Examples like these will cause a variety of problems for public schools as, under HB 164, they are apparently required to accommodate these efforts, even if it means a commandeering of school property and resources to promote prayers and other religious speech. Previous attempts of this type have been ruled unconstitutional by federal courts numerous times. But the repetition of this problem in HB 164 could lead to costly litigation for schools across Ohio, unfortunate distractions for students, teachers, and school administrators, and alienation of religious minorities in our classrooms.

Indeed, protecting religious liberties in our schools is a laudable goal. However, there is no evidence of any widespread or notable problems of this type in Ohio. In the ACLU of Ohio's experience, when problems do arise in schools they are anomalies and we treat them as such.
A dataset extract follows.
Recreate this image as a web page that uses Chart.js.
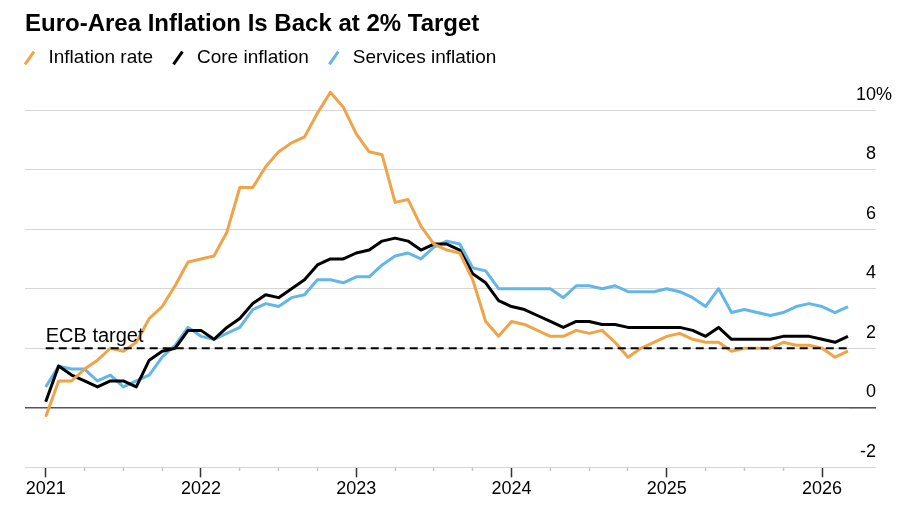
<!DOCTYPE html>
<html>
<head>
<meta charset="utf-8">
<title>Euro-Area Inflation Is Back at 2% Target</title>
<script src="https://cdn.jsdelivr.net/npm/chart.js@4.4.1/dist/chart.umd.min.js"></script>
<style>
  html, body { margin: 0; padding: 0; background: #fff; }
  #wrap { position: relative; width: 900px; height: 510px; }
  #chart { position: absolute; left: 0; top: 0; }
  h1 {
    position: absolute; left: 25px; top: 11px; margin: 0;
    font: bold 24px/24px "Liberation Sans", Arial, Helvetica, sans-serif;
    color: #000; white-space: nowrap;
  }
</style>
</head>
<body>
<div id="wrap">
  <canvas id="chart" width="900" height="510"></canvas>
  <h1>Euro-Area Inflation Is Back at 2% Target</h1>
</div>
<script>
// monthly y/y rates, Dec 2020 .. Feb 2026 (plotted at month end)
const MONTHS = [
  'Dec 2020',
  'Jan 2021', 'Feb 2021', 'Mar 2021', 'Apr 2021', 'May 2021', 'Jun 2021',
  'Jul 2021', 'Aug 2021', 'Sep 2021', 'Oct 2021', 'Nov 2021', 'Dec 2021',
  'Jan 2022', 'Feb 2022', 'Mar 2022', 'Apr 2022', 'May 2022', 'Jun 2022',
  'Jul 2022', 'Aug 2022', 'Sep 2022', 'Oct 2022', 'Nov 2022', 'Dec 2022',
  'Jan 2023', 'Feb 2023', 'Mar 2023', 'Apr 2023', 'May 2023', 'Jun 2023',
  'Jul 2023', 'Aug 2023', 'Sep 2023', 'Oct 2023', 'Nov 2023', 'Dec 2023',
  'Jan 2024', 'Feb 2024', 'Mar 2024', 'Apr 2024', 'May 2024', 'Jun 2024',
  'Jul 2024', 'Aug 2024', 'Sep 2024', 'Oct 2024', 'Nov 2024', 'Dec 2024',
  'Jan 2025', 'Feb 2025', 'Mar 2025', 'Apr 2025', 'May 2025', 'Jun 2025',
  'Jul 2025', 'Aug 2025', 'Sep 2025', 'Oct 2025', 'Nov 2025', 'Dec 2025',
  'Jan 2026', 'Feb 2026',
];

const INFLATION = [
  -0.3,
  0.9, 0.9, 1.3, 1.6, 2.0, 1.9, 2.2, 3.0, 3.4, 4.1, 4.9, 5.0,
  5.1, 5.9, 7.4, 7.4, 8.1, 8.6, 8.9, 9.1, 9.9, 10.6, 10.1, 9.2,
  8.6, 8.5, 6.9, 7.0, 6.1, 5.5, 5.3, 5.2, 4.3, 2.9, 2.4, 2.9,
  2.8, 2.6, 2.4, 2.4, 2.6, 2.5, 2.6, 2.2, 1.7, 2.0, 2.2, 2.4,
  2.5, 2.3, 2.2, 2.2, 1.9, 2.0, 2.0, 2.0, 2.2, 2.1, 2.1, 2.0,
  1.7, 1.9,
];

const CORE = [
  0.2,
  1.4, 1.1, 0.9, 0.7, 0.9, 0.9, 0.7, 1.6, 1.9, 2.0, 2.6, 2.6,
  2.3, 2.7, 3.0, 3.5, 3.8, 3.7, 4.0, 4.3, 4.8, 5.0, 5.0, 5.2,
  5.3, 5.6, 5.7, 5.6, 5.3, 5.5, 5.5, 5.3, 4.5, 4.2, 3.6, 3.4,
  3.3, 3.1, 2.9, 2.7, 2.9, 2.9, 2.8, 2.8, 2.7, 2.7, 2.7, 2.7,
  2.7, 2.6, 2.4, 2.7, 2.3, 2.3, 2.3, 2.3, 2.4, 2.4, 2.4, 2.3,
  2.2, 2.4,
];

const SERVICES = [
  0.7,
  1.4, 1.3, 1.3, 0.9, 1.1, 0.7, 0.9, 1.1, 1.7, 2.1, 2.7, 2.4,
  2.3, 2.5, 2.7, 3.3, 3.5, 3.4, 3.7, 3.8, 4.3, 4.3, 4.2, 4.4,
  4.4, 4.8, 5.1, 5.2, 5.0, 5.4, 5.6, 5.5, 4.7, 4.6, 4.0, 4.0,
  4.0, 4.0, 4.0, 3.7, 4.1, 4.1, 4.0, 4.1, 3.9, 3.9, 3.9, 4.0,
  3.9, 3.7, 3.4, 4.0, 3.2, 3.3, 3.2, 3.1, 3.2, 3.4, 3.5, 3.4,
  3.2, 3.4,
];

const ECB_TARGET = 2;

const YEAR_LABELS = ['2021', '2022', '2023', '2024', '2025', '2026'];
const QUARTER_TICKS = [0, 3, 6, 9, 12, 15, 18, 21, 24, 27, 30, 33, 36, 39, 42, 45, 48, 51, 54, 57, 60];
const Y_TICKS = [-2, 0, 2, 4, 6, 8, 10];
const Y_MIN = -2;
const Y_MAX = 11.1;

const FONT = '"Liberation Sans", Arial, Helvetica, sans-serif';
const ORANGE = '#f0a447';
const BLACK = '#000000';
const BLUE = '#62b6ea';

function toPoints(values) {
  return values.map((v, i) => ({x: i, y: v}));
}

function lineDataset(label, values, color) {
  return {
    label: label,
    data: toPoints(values),
    borderColor: color,
    backgroundColor: color,
    borderWidth: 3,
    borderJoinStyle: 'round',
    pointRadius: 0,
    pointHoverRadius: 0,
    pointStyle: 'line',
    pointRotation: -55,
    tension: 0,
    clip: false,
    order: 1,
  };
}

function setYTicks(scale) {
  scale.ticks = Y_TICKS.map(v => ({value: v}));
}

const ECB_LABEL = {
  id: 'ecbLabel',
  afterDatasetsDraw(chart) {
    const {ctx, scales: {x, y}} = chart;
    ctx.save();
    ctx.font = '20px ' + FONT;
    ctx.fillStyle = '#000';
    ctx.textAlign = 'left';
    ctx.textBaseline = 'alphabetic';
    ctx.fillText('ECB target', x.getPixelForValue(0), y.getPixelForValue(ECB_TARGET) - 6.5);
    ctx.restore();
  },
};

const CHART = new Chart(document.getElementById('chart'), {
  type: 'line',
  data: {
    datasets: [
      lineDataset('Inflation rate', INFLATION, ORANGE),
      lineDataset('Core inflation', CORE, BLACK),
      lineDataset('Services inflation', SERVICES, BLUE),
      {
        label: 'ECB target',
        data: [{x: 0, y: ECB_TARGET}, {x: MONTHS.length - 1, y: ECB_TARGET}],
        borderColor: BLACK,
        borderWidth: 2,
        borderDash: [8, 5],
        pointRadius: 0,
        clip: false,
        order: 0,
      },
    ],
  },
  options: {
    responsive: false,
    animation: false,
    events: [],
    layout: {
      padding: {left: 4.6, right: 24, top: 33, bottom: 0},
    },
    plugins: {
      tooltip: {enabled: false},
      legend: {
        position: 'top',
        align: 'start',
        labels: {
          usePointStyle: true,
          boxWidth: 19,
          boxHeight: 11,
          padding: 15.4,
          color: '#000',
          font: {family: FONT, size: 19},
          filter: item => item.text !== 'ECB target',
        },
      },
    },
    scales: {
      x: {
        type: 'linear',
        min: -1.6,
        max: 62.08,
        afterBuildTicks: scale => {
          scale.ticks = QUARTER_TICKS.map(v => ({value: v}));
        },
        afterFit: scale => {
          scale.height = 42.7;
        },
        border: {display: false},
        grid: {
          drawOnChartArea: false,
          drawTicks: true,
          tickLength: 10,
          tickWidth: 1.5,
          tickColor: c => (c.tick.value % 12 === 0 ? '#333' : '#c4c4c4'),
          tickBorderDash: c => (c.tick.value % 12 === 0 ? [] : [4, 20]),
        },
        ticks: {
          autoSkip: false,
          maxRotation: 0,
          padding: 1,
          color: '#000',
          font: {family: FONT, size: 18},
          callback: v => (v % 12 === 0 ? YEAR_LABELS[v / 12] : ''),
        },
      },
      y: {
        type: 'linear',
        position: 'right',
        weight: 0,
        min: Y_MIN,
        max: Y_MAX,
        afterBuildTicks: setYTicks,
        afterFit: scale => {
          scale.width = 27;
        },
        border: {display: false},
        grid: {
          color: c => (c.tick.value === 0 ? '#555' : '#d6d6d6'),
          lineWidth: c => (c.tick.value === 0 ? 1.6 : 1),
          drawTicks: true,
          tickLength: 27,
        },
        ticks: {
          mirror: true,
          padding: 27,
          labelOffset: -15.5,
          color: '#000',
          font: {family: FONT, size: 18},
          callback: v => String(v),
        },
      },
      // unit sign of the top label, hanging past the number column
      yUnit: {
        type: 'linear',
        position: 'right',
        weight: 1,
        min: Y_MIN,
        max: Y_MAX,
        afterBuildTicks: setYTicks,
        afterFit: scale => {
          scale.width = 0;
        },
        border: {display: false},
        grid: {display: false},
        ticks: {
          mirror: true,
          padding: 16,
          labelOffset: -15.5,
          color: '#000',
          font: {family: FONT, size: 18},
          callback: v => (v === 10 ? '%' : ''),
        },
      },
      yLeft: {
        type: 'linear',
        position: 'left',
        afterFit: scale => {
          scale.width = 20.4;
        },
        border: {display: false},
        grid: {display: false},
        ticks: {display: false},
      },
    },
  },
  plugins: [ECB_LABEL],
});
</script>
</body>
</html>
That is, we typically handle any controversies of this type through communication with school boards, administrators, and their legal counsel and not by rushing to the courthouse to file a lawsuit.

We do this with the understanding that, many times, a situation of this type may arise because a single teacher or administrator experienced confusion as to the school's legal authority and others are left unaware of their actions.

To that end, increased education regarding the religious liberties of public school students is never a bad thing for all involved. The ACLU of Ohio believes that would be a more productive effort as opposed to HB 164, which is unnecessary, invites confusion, tasks public schools with engaging in practices found unconstitutional, and may divide communities. We urge your rejection of House Bill 164.